Le Premier ministre a présenté le 23 décembre en conseil des ministres, le projet de loi constitutionnelle de protection de la Nation, que le chef de l’Etat avait annoncé lors du Congrès réuni à Versailles le 16 novembre dernier, deux jours après les attentats ayant frappé la France et tué 130 personnes.
Au-delà de l’inscription dans la Constitution du 4 octobre 1958 de l’état d’urgence – actuellement fixé par une simple loi ordinaire –, ce texte modifie l’article 34 de la Constitution pour y inscrire qu’une loi peut prévoir de déchoir de la nationalité française une personne née française mais détenant une autre nationalité, « lorsqu’elle est condamnée pour un crime constituant une atteinte grave à la vie de la Nation ». Une mesure qui divise la classe politique, y compris au sein du gouvernement.
Rappelons que cette possibilité existe déjà, à l’article 25 du code civil, pour les binationaux qui ont acquis la qualité de Français depuis 15 ans ou moins et qui sont condamnés pour certains crimes ou délits tels qu’une atteinte aux intérêts fondamentaux de la Nation ou un acte de terrorisme(1).

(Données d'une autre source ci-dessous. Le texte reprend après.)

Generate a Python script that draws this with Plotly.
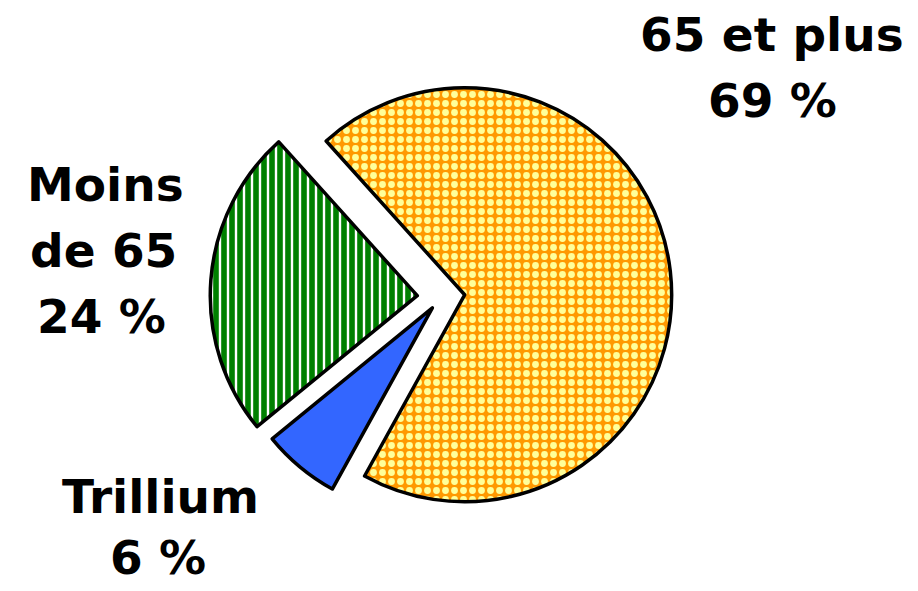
import plotly.graph_objects as go

# Répartition en pourcentage
labels = ["65 et plus", "Trillium", "Moins de 65"]
values = [69, 6, 24]

# Texte des étiquettes, une ligne par élément
label_lines = {
    "65 et plus": ["65 et plus"],
    "Trillium": ["Trillium"],
    "Moins de 65": ["Moins", "de 65"],
}

W, H = 918, 591
cx, cy, R = 441, 297.5, 207
pulls = [0.115, 0.065, 0.115]
half = R * (1 + max(pulls))

fig = go.Figure(
    go.Pie(
        labels=labels,
        values=values,
        sort=False,
        direction="clockwise",
        rotation=-42,
        pull=pulls,
        textinfo="none",
        hoverinfo="skip",
        showlegend=False,
        domain=dict(
            x=[(cx - half) / W, (cx + half) / W],
            y=[1 - (cy + half) / H, 1 - (cy - half) / H],
        ),
        marker=dict(
            colors=["#FF9900", "#3366FF", "#008000"],
            line=dict(color="black", width=3.5),
            pattern=dict(
                shape=[".", "", "|"],
                fgcolor=["#FFFF99", "#3366FF", "white"],
                bgcolor=["#FF9900", "#3366FF", "#008000"],
                size=[9, 8, 8],
                solidity=[0.45, 0.3, 0.3],
                fillmode="replace",
            ),
        ),
    )
)

# Position (px) du centre de chaque ligne d'étiquette
label_pos = {
    "65 et plus": [(772, 35), (772, 100.5)],
    "Trillium": [(160, 496), (158, 557.5)],
    "Moins de 65": [(105, 184.5), (103, 250.5), (101, 316.5)],
}

annotations = []
for lab, val in zip(labels, values):
    lines = label_lines[lab] + [f"{val} %"]
    for text, (px, py) in zip(lines, label_pos[lab]):
        annotations.append(
            dict(
                text=f"<b>{text}</b>",
                x=px / W,
                y=1 - py / H,
                xref="paper",
                yref="paper",
                xanchor="center",
                yanchor="middle",
                showarrow=False,
                font=dict(family="DejaVu Sans", size=47, color="black"),
            )
        )

fig.update_layout(
    width=W,
    height=H,
    margin=dict(l=0, r=0, t=0, b=0),
    paper_bgcolor="white",
    plot_bgcolor="white",
    annotations=annotations,
)

fig.write_html("out.html")
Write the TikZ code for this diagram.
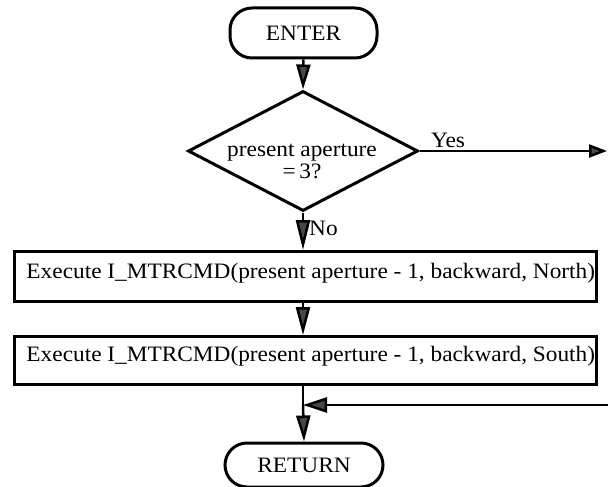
\documentclass[tikz,border=0pt]{standalone}
\usepackage{fontspec}
\setmainfont[FakeStretch=1.06]{Liberation Serif}
\usetikzlibrary{arrows.meta,shapes.geometric}

\tikzset{
  txt/.style={font=\fontsize{22pt}{25pt}\selectfont},
  terminal/.style={draw, line width=3pt, rounded corners=22pt, inner sep=0pt, txt},
  decision/.style={draw, line width=3pt, diamond, inner sep=0pt},
  process/.style={draw, line width=3pt, inner xsep=12pt, inner ysep=0pt, txt},
  flow/.style={line width=2.5pt, -{Triangle[length=#1, width=14pt, fill=black!72]}},
  flow/.default=26pt,
}

\begin{document}
\begin{tikzpicture}[x=1pt, y=-1pt]
  \useasboundingbox (0,0) rectangle (608,487);

  % start / end terminals
  \node[terminal, minimum width=147pt, minimum height=50pt] (enter) at (303.5,33) {ENTER};
  \node[terminal, minimum width=158pt, minimum height=44pt] (ret) at (304,465) {RETURN};

  % decision
  \node[decision, minimum width=230pt, minimum height=120pt] (dec) at (303,151) {};
  \node[txt, align=center, inner sep=0pt] (dtext) at (302,161) {present aperture\\[-3pt]=\,3?};

  % motor command boxes
  \node[process, anchor=north west, text height=27pt, text depth=23pt] (north) at (13,250)
    {\makebox[558pt][l]{Execute I\_MTRCMD(present aperture - 1, backward, North)}};
  \node[process, anchor=north west, text height=25pt, text depth=23pt] (south) at (13,335)
    {\makebox[558pt][l]{Execute I\_MTRCMD(present aperture - 1, backward, South)}};

  % free ends and junction
  \coordinate (yesend) at (607,151);
  \coordinate (loopin) at (608,405);
  \coordinate (join) at (303,405);

  % connectors
  \draw[flow=25pt] (enter.south) -- (dec.north);
  \draw[flow=30pt] (dec.south) -- (dec.south |- north.north);
  \draw[flow=28pt] (north.south -| dec.south) -- (dec.south |- south.north);
  \draw[line width=2.5pt, -{Triangle[length=18pt, width=13pt, fill=black!72]}] (dec.east) -- (yesend);
  \draw[line width=2.5pt] (dec.south |- south.south) -- (join);
  \draw[line width=2.5pt, -{Triangle[length=24pt, width=15pt, fill=black!72]}] (loopin) -- (join);
  \draw[flow=26pt] (join) -- (ret.north);

  % branch labels
  \node[txt, anchor=west, inner sep=0pt] (no) at (309,228) {No};
  \node[txt, inner sep=0pt] (yes) at (448,140) {Yes};
\end{tikzpicture}
\end{document}
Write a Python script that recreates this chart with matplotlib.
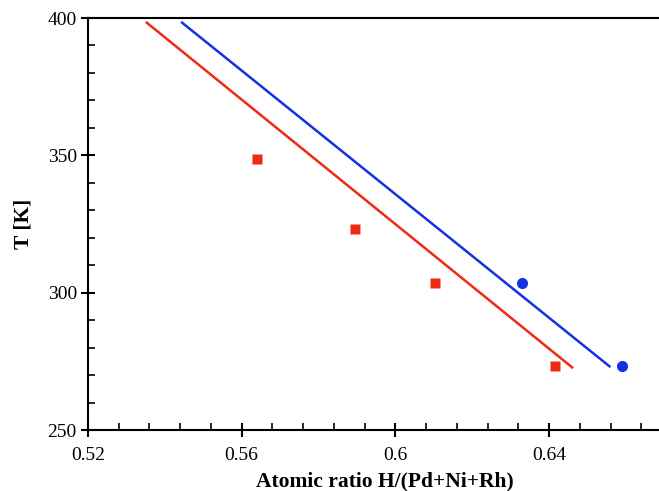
import matplotlib
matplotlib.use("Agg")
import matplotlib.pyplot as plt
from matplotlib.ticker import MultipleLocator

plt.rcParams['font.family'] = ['Liberation Serif', 'DejaVu Serif']

# measured points
red_x = [0.564, 0.5895, 0.6102, 0.6415]
red_y = [348.5, 323.2, 303.4, 273.2]
blue_x = [0.633, 0.659]
blue_y = [303.4, 273.2]

# fitted lines (end points)
red_line_x = [0.5353, 0.646]
red_line_y = [398.3, 272.8]
blue_line_x = [0.5445, 0.6557]
blue_line_y = [398.3, 273.2]

red = '#ee2a12'
blue = '#1232e2'

fig = plt.figure(figsize=(6.59, 4.91), dpi=100)
ax = fig.add_axes([0.1335, 0.1242, 0.8665, 0.8391])

ax.plot(red_line_x, red_line_y, color=red, lw=1.8)
ax.plot(blue_line_x, blue_line_y, color=blue, lw=1.8)
ax.plot(red_x, red_y, 's', color=red, ms=7.5, mec='none')
ax.plot(blue_x, blue_y, 'o', color=blue, ms=8, mec='none')

ax.set_xlim(0.52, 0.6686)
ax.set_ylim(250, 400)
ax.xaxis.set_minor_locator(MultipleLocator(0.008))
ax.yaxis.set_minor_locator(MultipleLocator(10))
ax.set_xticks([0.52, 0.56, 0.6, 0.64])
ax.set_xticklabels(['0.52', '0.56', '0.6', '0.64'])
ax.set_yticks([250, 300, 350, 400])

ax.spines['right'].set_visible(False)
for s in ['left', 'top', 'bottom']:
    ax.spines[s].set_linewidth(1.5)

ax.tick_params(which='major', direction='inout', length=10, width=1.5, labelsize=14)
ax.tick_params(which='minor', direction='in', length=5, width=1.2)
ax.tick_params(axis='x', pad=7)
ax.tick_params(axis='y', pad=3)

ax.set_xlabel('Atomic ratio H/(Pd+Ni+Rh)', fontsize=15.5, fontweight='bold', va='center')
ax.xaxis.set_label_coords(0.52, -0.124)
ax.set_ylabel('T [K]', fontsize=15.5, fontweight='bold', labelpad=10)

fig.savefig('out.png', dpi=100)
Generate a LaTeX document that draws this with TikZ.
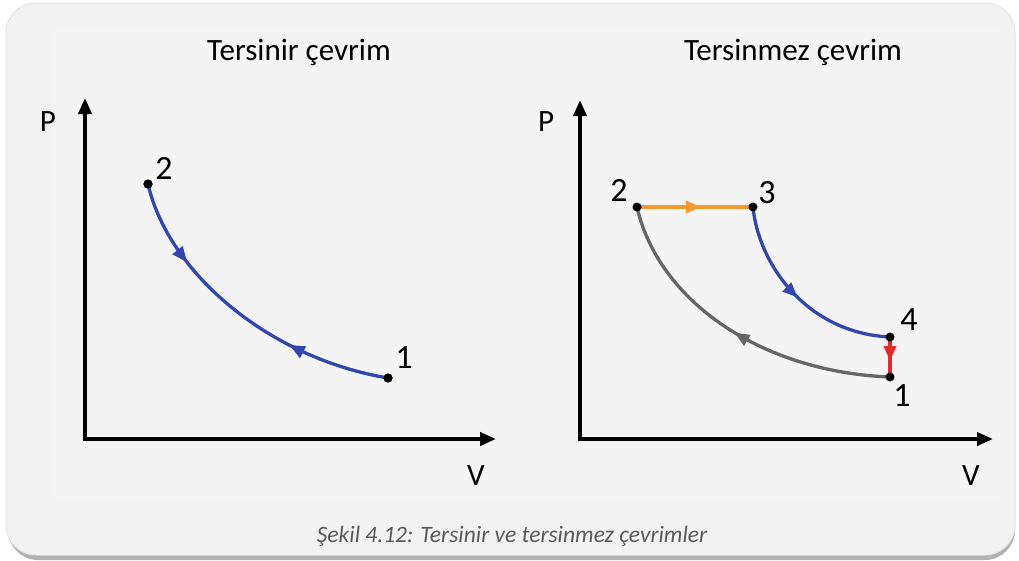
\documentclass[tikz,border=0pt]{standalone}
\usepackage{fontspec}
\setmainfont{Carlito}
\usetikzlibrary{arrows.meta,decorations.markings}
\definecolor{boxbg}{HTML}{F2F2F2}
\definecolor{boxedge}{HTML}{E4E4E4}
\definecolor{inner}{HTML}{F4F4F4}
\definecolor{cblue}{HTML}{3246AE}
\definecolor{corange}{HTML}{F39A2E}
\definecolor{cgray}{HTML}{666666}
\definecolor{cred}{HTML}{E52A2A}
\definecolor{captxt}{HTML}{5A5A5A}
\tikzset{
  axis/.style={line width=3.8pt,-{Triangle[length=16pt,width=13pt]}},
  curve/.style={line width=3.3pt},
  pt/.style={circle,fill=black,inner sep=0pt,minimum size=9pt},
  lbl/.style={font=\fontsize{34}{34}\selectfont,inner sep=0pt},
  axlbl/.style={font=\fontsize{31}{31}\selectfont,inner sep=0pt},
  title/.style={font=\fontsize{31}{31}\selectfont,inner sep=0pt},
  midarrow/.style={postaction={decorate},decoration={markings,mark=at position #1 with {\arrow{Triangle[length=15pt,width=12pt]}}}},
  midarrowrev/.style={postaction={decorate},decoration={markings,mark=at position #1 with {\arrowreversed{Triangle[length=15pt,width=12pt]}}}}
}
\begin{document}
\begin{tikzpicture}[x=1pt,y=-1pt]
\useasboundingbox (0,0) rectangle (1019,560);
\fill[white] (0,0) rectangle (1019,560);
% shadow and frame
\fill[gray!60,rounded corners=30pt] (8,30) rectangle (1015,560);
\fill[boxbg,draw=boxedge,line width=1pt,rounded corners=30pt] (6,3) rectangle (1015,555);
\fill[inner] (55,28) rectangle (1000,500);
% titles
\node[title] (t1) at (299,52) {Tersinir çevrim};
\node[title] (t2) at (793,52) {Tersinmez çevrim};
% left axes
\coordinate (ytip1) at (85,98);
\coordinate (xtip1) at (496,439);
\draw[axis] (85,441) -- (ytip1);
\draw[axis] (83,439) -- (xtip1);
\node[axlbl] (P1) at (48,122) {P};
\node[axlbl] (V1) at (476,476) {V};
% right axes
\coordinate (ytip2) at (580,100);
\coordinate (xtip2) at (993,439);
\draw[axis] (580,441) -- (ytip2);
\draw[axis] (578,439) -- (xtip2);
\node[axlbl] (P2) at (546,122) {P};
\node[axlbl] (V2) at (971,476) {V};
% left curve
\node[pt] (a2) at (148,184) {};
\node[pt] (a1) at (388,378) {};
\draw[cblue,curve,midarrow=0.27,midarrowrev=0.68] (a2.center) .. controls (168,272) and (268,358) .. (a1.center);
\node[pt] at (a2) {};
\node[pt] at (a1) {};
\node[lbl] (la2) at (164,168) {2};
\node[lbl] (la1) at (404,358) {1};
% right cycle
\coordinate (b2) at (637,207);
\coordinate (b3) at (753,207);
\coordinate (b4) at (890,337);
\coordinate (b1) at (890,377);
\draw[cgray,curve,midarrowrev=0.5] (b2) .. controls (658,300) and (760,372) .. (b1);
\draw[corange,curve,midarrow=0.55] (b2) -- (b3);
\draw[cblue,curve,midarrow=0.5] (b3) .. controls (758,262) and (805,333) .. (b4);
\draw[cred,curve,midarrow=0.6] (b4) -- (b1);
\node[pt] (d2) at (b2) {};
\node[pt] (d3) at (b3) {};
\node[pt] (d4) at (b4) {};
\node[pt] (d1) at (b1) {};
\node[lbl] (lb2) at (619,190) {2};
\node[lbl] (lb3) at (767,193) {3};
\node[lbl] (lb4) at (909,320) {4};
\node[lbl] (lb1) at (902,396) {1};
% caption
\node[font=\fontsize{23.5}{24}\selectfont\itshape,text=captxt,inner sep=0pt] (cap) at (512,536) {Şekil 4.12: Tersinir ve tersinmez çevrimler};
\end{tikzpicture}
\end{document}
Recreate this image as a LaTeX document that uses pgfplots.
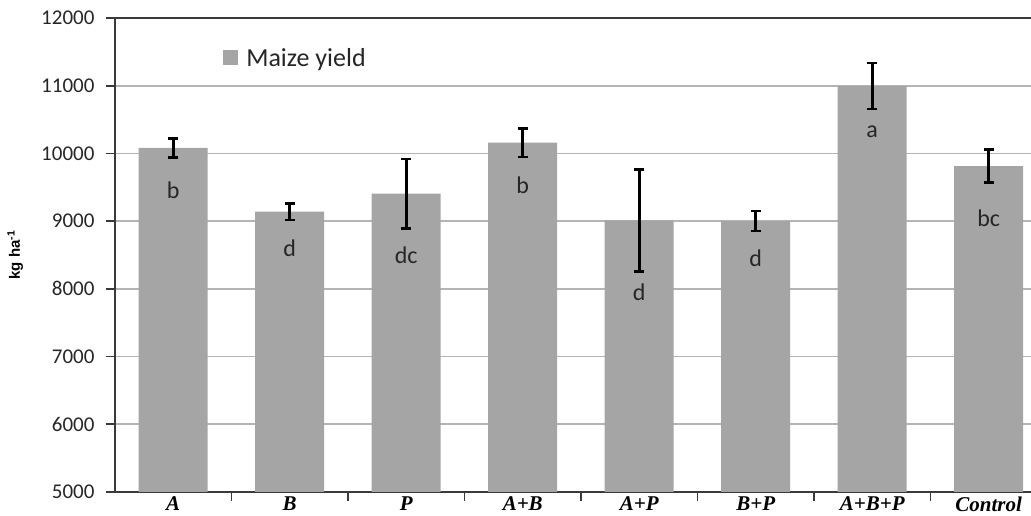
\documentclass[border=0pt]{standalone}
\usepackage{pgfplots}
\pgfplotsset{compat=1.18}
\usepackage{pgfplotstable}
\usepackage{fontspec}
\setmainfont{Carlito}
\newfontfamily\tnr{Liberation Serif}
\newfontfamily\arial{Liberation Sans}
\definecolor{barfill}{HTML}{A5A5A5}
\definecolor{gridc}{HTML}{B4B4B4}
\definecolor{axc}{HTML}{3A3A3A}
\pgfplotstableread{
x y e ly lab
0 10083 140 9459 b
1 9140 122 8603 d
2 9405 510 8499 dc
3 10160 212 9533 b
4 9010 755 7953 d
5 9000 148 8455 d
6 10996 337 10316 a
7 9814 245 9046 bc
}\datatab
\begin{document}
\begin{tikzpicture}[x=1pt,y=1pt]
\path[use as bounding box] (0,0) rectangle (1031,516);
\begin{axis}[
  at={(115pt,24pt)}, anchor=south west,
  scale only axis, width=916pt, height=474pt,
  xmin=-0.5, xmax=7.363, ymin=5000, ymax=12000,
  axis x line*=bottom, axis y line*=left,
  axis line style={axc, line width=1.8pt, -},
  ytick={5000,6000,...,12000},
  scaled y ticks=false,
  ymajorgrids, grid style={gridc, line width=1.6pt},
  tick align=outside,
  major tick length=9pt,
  tick style={axc, line width=1.6pt},
  /pgf/number format/assume math mode=true,
  /pgf/number format/1000 sep={},
  yticklabel style={font=\fontsize{21}{24}\selectfont, text=black!85, xshift=-8pt},
  xtick={0.5,1.5,...,6.5}, xticklabels={},
  extra x ticks={0,1,2,3,4,5,6,7},
  extra x tick labels={A,B,P,A+B,A+P,B+P,A+B+P,Control},
  extra x tick style={major tick length=0pt, tick style={draw=none},
    xticklabel style={font=\tnr\bfseries\itshape\fontsize{21}{24}\selectfont, text=black, yshift=-1pt}},
  ylabel={\arial\bfseries kg ha\textsuperscript{-1}},
  every axis y label/.style={at={(axis description cs:-0.109,0.5)}, rotate=90, anchor=center, font=\fontsize{15}{18}\selectfont},
  legend style={at={(rel axis cs:0.118,0.916)}, anchor=west, draw=none, fill=none,
    font=\fontsize{26}{30}\selectfont, inner sep=0pt, nodes={inner sep=0pt, text=black!85},
    /tikz/every odd column/.style={column sep=8pt}},
]
\addplot[ybar, bar width=69pt, fill=barfill, draw=none,
  legend image code/.code={\fill[barfill] (0pt,-7.5pt) rectangle (15pt,7.5pt);},
  error bars/.cd, y dir=both, y explicit,
  error bar style={line width=2.6pt, black},
  error mark options={rotate=90, mark size=5pt, line width=2.6pt, black}]
  table[x=x, y=y, y error=e] {\datatab};
\addlegendentry{Maize yield}
\addplot[draw=none, mark=none, forget plot, nodes near coords, point meta=explicit symbolic,
  nodes near coords style={anchor=center, font=\fontsize{24}{28}\selectfont, text=black!85}]
  table[x=x, y=ly, meta=lab] {\datatab};
\draw[axc, line width=1.8pt] (rel axis cs:0,1) -- (rel axis cs:1,1);
\end{axis}
\end{tikzpicture}
\end{document}
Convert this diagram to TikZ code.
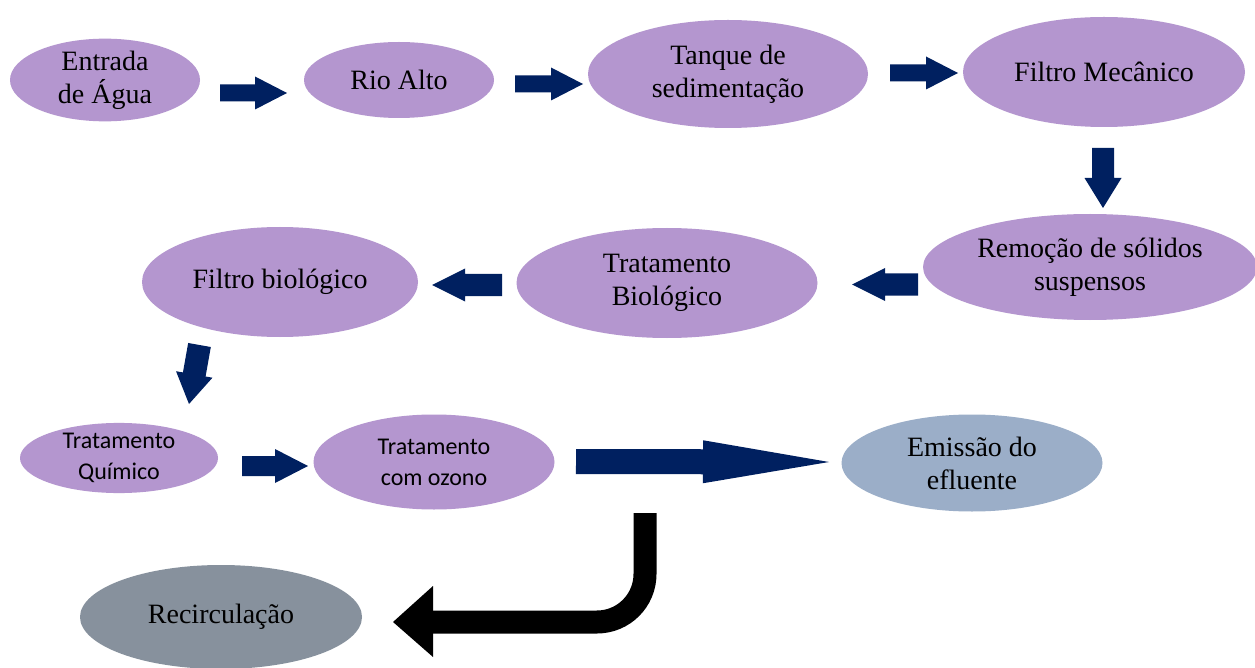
\documentclass[tikz,border=0pt]{standalone}
\usepackage{fontspec}
\setmainfont{Liberation Serif}
\newfontfamily\calibrifont{Carlito}
\usetikzlibrary{shapes.geometric,calc}

\definecolor{lilac}{RGB}{180,150,207}
\definecolor{outflow}{RGB}{155,174,200}
\definecolor{recirc}{RGB}{135,145,157}
\definecolor{navy}{RGB}{0,32,96}

% block arrow between two named coordinates:
% #1 colour, #2 tail, #3 tip, #4 half shaft width, #5 half head width, #6 head length
\newcommand{\blockarrow}[6]{%
  \coordinate (ba-h) at ($(#3)!#6!(#2)$);
  \fill[#1] ($(#2)!#4!90:(#3)$) -- ($(ba-h)!#4!90:(#3)$) -- ($(ba-h)!#5!90:(#3)$)
    -- (#3) -- ($(ba-h)!#5!-90:(#3)$) -- ($(ba-h)!#4!-90:(#3)$)
    -- ($(#2)!#4!-90:(#3)$) -- cycle;
}

\begin{document}
\begin{tikzpicture}[x=1pt,y=-1pt,
  stage/.style={ellipse, fill=lilac, inner sep=0pt, align=center,
    font=\fontsize{28}{33}\selectfont},
  sansstage/.style={stage, font=\calibrifont\fontsize{24}{31}\selectfont},
]
\useasboundingbox[fill=white] (0,0) rectangle (1255,668);

% process stages
\node[stage, minimum width=190pt, minimum height=76pt] (entrada) at (105,80) {Entrada\\de Água};
\node[stage, minimum width=190pt, minimum height=76pt] (rio) at (399,80) {Rio Alto};
\node[stage, minimum width=280pt, minimum height=108pt] (tanque) at (728,74) {Tanque de\\sedimentação};
\node[stage, minimum width=282pt, minimum height=110pt] (mecanico) at (1104,72) {Filtro Mecânico};
\node[stage, minimum width=334pt, minimum height=106pt] (remocao) at (1090,267) {Remoção de sólidos\\suspensos};
\node[stage, minimum width=301pt, minimum height=110pt] (tbio) at (667,283) {Tratamento\\Biológico};
\node[stage, minimum width=276pt, minimum height=110pt] (fbio) at (280,282) {Filtro biológico};
\node[sansstage, minimum width=198pt, minimum height=70pt] (quimico) at (119,458) {Tratamento\\Químico};
\node[sansstage, minimum width=241pt, minimum height=95pt] (ozono) at (434,462) {Tratamento\\com ozono};
\node[stage, fill=outflow, minimum width=261pt, minimum height=97pt] (emissao) at (972,463) {Emissão do\\efluente};
\node[stage, fill=recirc, minimum width=282pt, minimum height=104pt] (recirculacao) at (221,617) {Recirculação};

% arrow ends
\coordinate (a1t) at (220,93);   \coordinate (a1h) at (287,93);
\coordinate (a2t) at (515,84);   \coordinate (a2h) at (583,84);
\coordinate (a3t) at (890,73);   \coordinate (a3h) at (958,73);
\coordinate (a4t) at (1103,148); \coordinate (a4h) at (1103,208);
\coordinate (a5t) at (918,284.5);\coordinate (a5h) at (852,284.5);
\coordinate (a6t) at (502,285);  \coordinate (a6h) at (432,285);
\coordinate (a7t) at (199.5,345);\coordinate (a7h) at (189,404);
\coordinate (a8t) at (242,466);  \coordinate (a8h) at (308,466);
\coordinate (a9t) at (576,461.5);\coordinate (a9h) at (829,462);

\blockarrow{navy}{a1t}{a1h}{8.5pt}{16.5pt}{32pt}
\blockarrow{navy}{a2t}{a2h}{8.5pt}{16.5pt}{32pt}
\blockarrow{navy}{a3t}{a3h}{8.5pt}{16.5pt}{32pt}
\blockarrow{navy}{a4t}{a4h}{11pt}{18.5pt}{30pt}
\blockarrow{navy}{a5t}{a5h}{11pt}{16.5pt}{33pt}
\blockarrow{navy}{a6t}{a6h}{11pt}{16.5pt}{33pt}
\blockarrow{navy}{a7t}{a7h}{11.5pt}{18.5pt}{30pt}
\blockarrow{navy}{a8t}{a8h}{10pt}{17pt}{33pt}
\blockarrow{navy}{a9t}{a9h}{12.5pt}{21.5pt}{126pt}

% bent return arrow towards recirculation
\coordinate (rc-a) at (645,513);
\coordinate (rc-b) at (433,622);
\coordinate (rc-tip) at (393,622);
\draw[black, line width=23pt, rounded corners=48pt] (rc-a) |- (rc-b);
\fill[black] ($(rc-b)+(0,-36)$) -- (rc-tip) -- ($(rc-b)+(0,35)$) -- cycle;
\end{tikzpicture}
\end{document}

En revanche, les Français n’ayant pas d’autre nationalité ne peuvent pas être concernés car, toujours selon l’article 25 du code civil, la déchéance de nationalité ne peut avoir pour effet de rendre une personne apatride. Pour le défenseur des droits, ce projet, qu’il désapprouve, revient donc « à graver dans le marbre de notre norme supérieure une division fondamentale des Français en deux catégories, à l’encontre de l’esprit et de la lettre de la Constitution » qui énonce, dans son article 1er, que la France « assure l’égalité devant la loi devant tous les citoyens sans distinction d’origine, de race ou de religion ». Le gouvernement affirme, lui, dans l’exposé des motifs du texte, que « l’élargissement des cas de déchéance de nationalité française contribuera […] à renforcer la protection de la société française, en permettant notamment de procéder à l’éloignement durable du territoire de la République, par la voie de l’expulsion, des personnes dont le caractère dangereux est avéré par la condamnation définitive dont elles ont fait l’objet et à interdire leur retour sur le territoire ».
Comme il s’agit d’un projet de loi constitutionnelle, le texte doit recevoir l’aval de l’Assemblée nationale et du Sénat séparément, puis d’une majorité des trois cinquièmes au Parlement réuni en congrès à Versailles. Très controversée dans la majorité, la disposition prévoyant la déchéance de nationalité pour les binationaux nés français va nécessiter, pour être adoptée, le soutien de l’opposition qui est, pour le moment, également partagée sur ses intentions de vote. Si le texte passe ce cap, une loi ordinaire devra ensuite fixer les modalités d’application de la mesure, notamment la liste des crimes concernés.
(1) Selon le ministère de l’Intérieur, cette possibilité est peu utilisée puisque seules 26 déchéances de nationalité ont été prononcées depuis 1973, dont 13 pour terrorisme.